The soon-to-be 62-year-old former Sioux Falls resident, now a 30-year resident of Bloomfield, Iowa, runs the flat-track racing equivalent of the senior tour, Plus 40 and Vintage events, and showed at this week’s races at the Sturgis motorcycle rally that he can still get the job done.
“Where else can you meet this many nice people, have this much fun and put yourself at risk of getting hurt?” Cheney asked with a laugh when asked what keeps him coming back to the circle-track wars.
He won the Plus 40, Modern class (for older riders on newer bikes) at Tuesday’s Jackpine Gypsies 70th Anniversary Celebration Half-Mile at the Sturgis Fairgrounds.
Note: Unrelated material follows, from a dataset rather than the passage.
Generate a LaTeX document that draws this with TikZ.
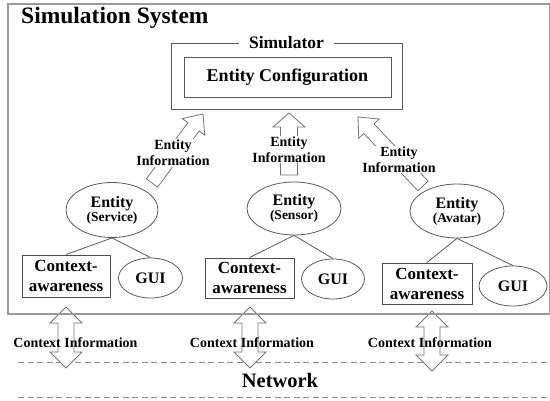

He also finished second to Davey Durelle in the Plus 40-Vintage Singles division (older riders on older single-cylinder machines) Tuesday and placed third in a Plus 40 vintage class at the Gyspies short-track races Monday night.
The short-track, now named in honor of rally founder, J.C. “Pappy” Hoel, of Sturgis, first hosted rally races back in 1962. Cheney was there, racing then as now.
Racing at the rally back then meant using the same bike for all the events, short-track, half-mile and scrambles, now called motocross.
“If you had a machine, you rode it,” Cheney said. “We didn’t specialize like we do now.”
Cheney also road-raced motorcycles from 1967-1977, competing at famed venues including Daytona International Speedway in Florida, Pocono Raceway in Pennsylvania, and Brainerd, Minn.
He continues to race vintage and Plus-40 events at Daytona’s bike week in February and early March.
From his home in Bloomfield, about 110 miles southeast of Des Moines, Iowa, Cheney still races dirt tracks in Iowa, Missouri, Wisconsin and Illinois.
“That’s one of the reasons I moved from Sioux Falls,” he said. “In Iowa, 150 miles in any direction will take in a lot of races.”
Along with racing, Cheney also enjoys tinkering with his bikes, building his own frames, engines and wheels and operating Cheney Engineering, selling flat-track racing parts and accessories.
“You put something together and try it, and if it doesn’t work so well, you go back and try something else,” he said.
And while Jerry is still plenty quick on the racetrack, there is one aspect of the sport where he trails his wife Kaye.
“She always beats me to the pay window to get the purse money,” he said.